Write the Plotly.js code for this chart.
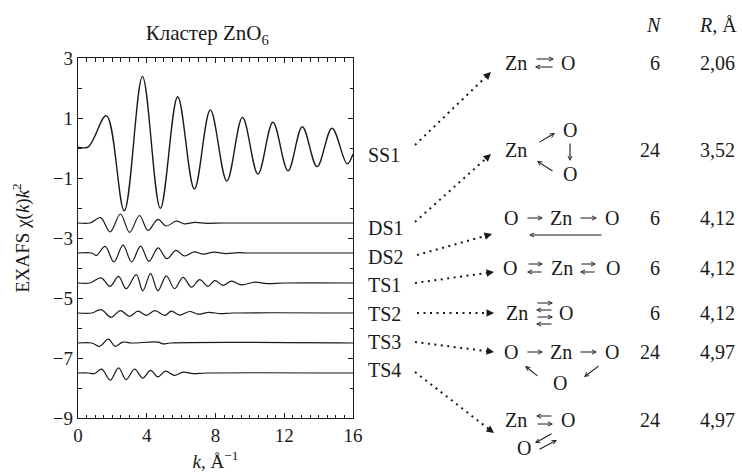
<!DOCTYPE html>
<html>
<head>
<meta charset="utf-8">
<script src="https://cdn.plot.ly/plotly-3.0.1.min.js"></script>
<style>
  html, body { margin: 0; padding: 0; background: #fff; }
  #chart { width: 742px; height: 474px; }
</style>
</head>
<body>
<div id="chart"></div>
<script>
// EXAFS contributions chi(k)k^2 of the scattering paths in the ZnO6 cluster.
// Each path is drawn on its own baseline; values are relative to that baseline.

const pathNames = ['SS1', 'DS1', 'DS2', 'TS1', 'TS2', 'TS3', 'TS4'];
const baselines = [0, -2.5, -3.5, -4.5, -5.5, -6.5, -7.5];

const ss1K   = [0, 0.6, 1.65, 2.69, 3.75, 4.79, 5.80, 6.77, 7.70, 8.66, 9.57, 10.47, 11.34, 12.22, 13.05, 13.91, 14.78, 15.66, 16];
const ss1Chi = [0.03, 0.04, 1.08, -2.09, 2.38, -2.01, 1.71, -1.37, 1.27, -1.10, 1.02, -0.87, 0.86, -0.76, 0.71, -0.62, 0.66, -0.53, -0.2];

const ds1K   = [0, 0.7, 1.31, 1.87, 2.47, 3.0, 3.58, 4.07, 4.65, 5.13, 5.72, 6.2, 6.8, 7.5, 8.5, 16];
const ds1Chi = [0, 0, 0.18, -0.30, 0.30, -0.31, 0.25, -0.25, 0.12, -0.10, 0.06, -0.03, 0.02, -0.01, 0, 0];

const ds2K   = [0, 0.8, 1.07, 1.58, 2.09, 2.62, 3.12, 3.64, 4.13, 4.66, 5.17, 5.7, 6.2, 6.75, 7.3, 7.9, 8.6, 9.3, 10, 16];
const ds2Chi = [0, 0, -0.08, 0.22, -0.30, 0.26, -0.30, 0.23, -0.28, 0.17, -0.19, 0.09, -0.10, 0.04, -0.04, 0.03, -0.02, 0.01, 0, 0];

const ts1K   = [0, 0.7, 1.34, 1.87, 2.36, 2.8, 3.39, 3.77, 4.22, 4.65, 5.14, 5.62, 6.11, 6.6, 7.08, 7.57, 7.96, 8.44, 8.93, 9.51, 10.3, 11, 12, 16];
const ts1Chi = [0, 0, 0.17, -0.11, 0.22, -0.19, 0.28, -0.26, 0.31, -0.26, 0.24, -0.19, 0.19, -0.14, 0.11, -0.11, 0.08, -0.08, 0.06, -0.06, 0.03, -0.02, 0, 0];

const ts2K   = [0, 0.8, 1.34, 1.93, 2.47, 3.0, 3.49, 3.98, 4.47, 5.05, 5.43, 5.91, 6.5, 6.98, 7.6, 8.3, 9, 16];
const ts2Chi = [0, 0, 0.11, -0.14, 0.08, -0.11, 0.06, -0.08, 0.08, -0.08, 0.06, -0.07, 0.05, -0.04, 0.02, -0.02, 0, 0];

const ts3K   = [0, 0.8, 1.25, 1.77, 2.16, 2.6, 3.1, 4.65, 4.95, 5.4, 16];
const ts3Chi = [0, 0, -0.11, 0.13, -0.11, 0.03, 0, 0.03, -0.03, 0, 0];

const ts4K   = [0, 0.6, 0.95, 1.38, 1.87, 2.36, 2.8, 3.29, 3.77, 4.22, 4.65, 5.08, 5.62, 6.11, 6.7, 7.5, 16];
const ts4Chi = [0, 0, -0.02, 0.13, -0.24, 0.17, -0.22, 0.13, -0.17, 0.09, -0.13, 0.06, -0.08, 0.03, -0.02, 0, 0];

// Table on the right: degeneracy N and half path length R for each path
const degeneracy = ['6', '24', '6', '6', '6', '24', '24'];
const pathLength = ['2,06', '3,52', '4,12', '4,12', '4,12', '4,97', '4,97'];

const pathK   = [ss1K, ds1K, ds2K, ts1K, ts2K, ts3K, ts4K];
const pathChi = [ss1Chi, ds1Chi, ds2Chi, ts1Chi, ts2Chi, ts3Chi, ts4Chi];

const SERIF = 'Liberation Serif, Times New Roman, DejaVu Serif, serif';
const INK = '#1a1a1a';

const traces = pathNames.map((name, i) => ({
  type: 'scatter',
  mode: 'lines',
  name: name,
  x: pathK[i],
  y: pathChi[i].map(v => v + baselines[i]),
  line: { color: INK, width: i === 0 ? 1.4 : 1.2, shape: 'spline', smoothing: 1 },
  hoverinfo: 'skip'
}));

// plot-area geometry in pixels, used to place the scheme on the right
const L = 78, T = 58, W = 275, H = 360;
const px = x => (x - L) / W;
const py = y => (T + H - y) / H;

function txt(x, y, text, opts) {
  return Object.assign({
    xref: 'paper', yref: 'paper', x: px(x), y: py(y), text: text,
    showarrow: false, xanchor: 'center', yanchor: 'middle',
    font: { family: SERIF, size: 20, color: INK }
  }, opts || {});
}

// thin chevron arrow from tail (x0, y0) to head (x1, y1), in pixels
function arrow(x0, y0, x1, y1) {
  return {
    xref: 'paper', yref: 'paper', x: px(x1), y: py(y1),
    ax: x0 - x1, ay: y0 - y1, text: '', showarrow: true,
    arrowhead: 5, arrowsize: 0.75, arrowwidth: 1.1, arrowcolor: INK, standoff: 0
  };
}

const annotations = [];
const shapes = [];

// path labels next to the curves
const labelY = [155, 228, 257, 285, 314, 342, 370];
pathNames.forEach((n, i) => annotations.push(txt(366, labelY[i], n, { xanchor: 'left' })));

// column headers
annotations.push(txt(654, 25, '<i>N</i>'));
annotations.push(txt(718, 25, '<i>R</i>, Å'));

// N and R columns
const rowY = [63, 150, 218, 268, 313, 352, 420];
rowY.forEach((y, i) => {
  annotations.push(txt(degeneracy[i].length > 1 ? 650 : 655, y, degeneracy[i]));
  annotations.push(txt(717, y, pathLength[i]));
});

// SS1: Zn <-> O
annotations.push(txt(516, 63, 'Zn'));
annotations.push(arrow(535, 59, 554, 59));
annotations.push(arrow(554, 67, 535, 67));
annotations.push(txt(568, 63, 'O'));

// DS1: Zn -> O -> O -> Zn
annotations.push(txt(516, 150, 'Zn'));
annotations.push(arrow(538, 143, 555, 133));
annotations.push(txt(570, 130, 'O'));
annotations.push(arrow(570, 142, 570, 161));
annotations.push(arrow(554, 172, 537, 161));
annotations.push(txt(570, 174, 'O'));

// DS2: O -> Zn -> O, back
annotations.push(txt(511, 218, 'O'));
annotations.push(arrow(526, 218, 543, 218));
annotations.push(txt(561, 218, 'Zn'));
annotations.push(arrow(579, 218, 597, 218));
annotations.push(txt(612, 218, 'O'));
annotations.push(arrow(603, 235, 529, 235));

// TS1: O <-> Zn <-> O
annotations.push(txt(510, 268, 'O'));
annotations.push(arrow(527, 264, 543, 264));
annotations.push(arrow(543, 272, 527, 272));
annotations.push(txt(562, 268, 'Zn'));
annotations.push(arrow(580, 264, 596, 264));
annotations.push(arrow(596, 272, 580, 272));
annotations.push(txt(613, 268, 'O'));

// TS2: Zn <-> O, twice
annotations.push(txt(517, 313, 'Zn'));
annotations.push(arrow(536, 303, 553, 303));
annotations.push(arrow(553, 310, 536, 310));
annotations.push(arrow(536, 317, 553, 317));
annotations.push(arrow(553, 324, 536, 324));
annotations.push(txt(566, 313, 'O'));

// TS3: O -> Zn -> O -> O
annotations.push(txt(511, 352, 'O'));
annotations.push(arrow(526, 352, 543, 352));
annotations.push(txt(561, 352, 'Zn'));
annotations.push(arrow(579, 352, 597, 352));
annotations.push(txt(612, 352, 'O'));
annotations.push(arrow(539, 377, 525, 366));
annotations.push(txt(560, 383, 'O'));
annotations.push(arrow(600, 365, 584, 377));

// TS4: Zn <-> O <-> O
annotations.push(txt(516, 420, 'Zn'));
annotations.push(arrow(553, 416, 536, 416));
annotations.push(arrow(536, 424, 553, 424));
annotations.push(txt(568, 420, 'O'));
annotations.push(txt(524, 448, 'O'));
annotations.push(arrow(553, 433, 535, 443));
annotations.push(arrow(538, 450, 557, 440));

// dotted leaders from the path labels to the schemes
const leaders = [
  [415, 145, 491, 72],
  [415, 222, 491, 154],
  [417, 255, 492, 234],
  [415, 283, 494, 272],
  [417, 313, 494, 313],
  [415, 342, 494, 352],
  [415, 372, 494, 433]
];
leaders.forEach(([x0, y0, x1, y1]) => {
  const dx = x1 - x0, dy = y1 - y0, len = Math.hypot(dx, dy);
  const ux = dx / len, uy = dy / len;
  shapes.push({
    type: 'line', xref: 'paper', yref: 'paper',
    x0: px(x0), y0: py(y0), x1: px(x1 - ux * 6), y1: py(y1 - uy * 6),
    line: { color: INK, width: 2, dash: '2px,4.5px' }
  });
  annotations.push({
    xref: 'paper', yref: 'paper', x: px(x1), y: py(y1),
    ax: -ux * 8, ay: -uy * 8, text: '', showarrow: true,
    arrowhead: 2, arrowsize: 1, arrowwidth: 1.5, arrowcolor: INK
  });
});

const axisCommon = {
  showline: true, linecolor: INK, linewidth: 1.3, mirror: 'ticks',
  ticks: 'inside', ticklen: 5, tickwidth: 1, tickcolor: INK,
  showgrid: false, zeroline: false,
  tickfont: { family: SERIF, size: 19, color: INK }
};

const layout = {
  width: 742, height: 474,
  margin: { l: L, r: 742 - L - W, t: T, b: 474 - T - H },
  paper_bgcolor: '#fff', plot_bgcolor: '#fff',
  showlegend: false,
  title: {
    text: 'Кластер ZnO<sub>6</sub>',
    xref: 'paper', x: 0.47, xanchor: 'center',
    yref: 'container', y: 1 - 33 / 474, yanchor: 'middle',
    font: { family: SERIF, size: 21, color: INK }
  },
  xaxis: Object.assign({}, axisCommon, {
    range: [0, 16], tick0: 0, dtick: 4,
    minor: { dtick: 0.5, ticks: 'inside', ticklen: 3.5, tickcolor: INK, showgrid: false },
    title: { text: '<i>k</i>, Å<sup>−1</sup>', standoff: 9, font: { family: SERIF, size: 19, color: INK } }
  }),
  yaxis: Object.assign({}, axisCommon, {
    range: [-9, 3], tick0: 1, dtick: 2,
    minor: { dtick: 1, ticks: 'inside', ticklen: 3.5, tickcolor: INK, showgrid: false },
    title: { text: 'EXAFS χ(<i>k</i>)<i>k</i><sup>2</sup>', standoff: 18, font: { family: SERIF, size: 19, color: INK } }
  }),
  annotations: annotations,
  shapes: shapes
};

Plotly.newPlot('chart', traces, layout, { displayModeBar: false, staticPlot: true });
</script>
</body>
</html>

==*==

- OBJECTIVE -
From the first line above to the line containing "0.66, -0.53, -0.2];", repeat each line exactly. Pictures stay out.

- EXPECTED OUTPUT -
Write the Plotly.js code for this chart.
<!DOCTYPE html>
<html>
<head>
<meta charset="utf-8">
<script src="https://cdn.plot.ly/plotly-3.0.1.min.js"></script>
<style>
  html, body { margin: 0; padding: 0; background: #fff; }
  #chart { width: 742px; height: 474px; }
</style>
</head>
<body>
<div id="chart"></div>
<script>
// EXAFS contributions chi(k)k^2 of the scattering paths in the ZnO6 cluster.
// Each path is drawn on its own baseline; values are relative to that baseline.

const pathNames = ['SS1', 'DS1', 'DS2', 'TS1', 'TS2', 'TS3', 'TS4'];
const baselines = [0, -2.5, -3.5, -4.5, -5.5, -6.5, -7.5];

const ss1K   = [0, 0.6, 1.65, 2.69, 3.75, 4.79, 5.80, 6.77, 7.70, 8.66, 9.57, 10.47, 11.34, 12.22, 13.05, 13.91, 14.78, 15.66, 16];
const ss1Chi = [0.03, 0.04, 1.08, -2.09, 2.38, -2.01, 1.71, -1.37, 1.27, -1.10, 1.02, -0.87, 0.86, -0.76, 0.71, -0.62, 0.66, -0.53, -0.2];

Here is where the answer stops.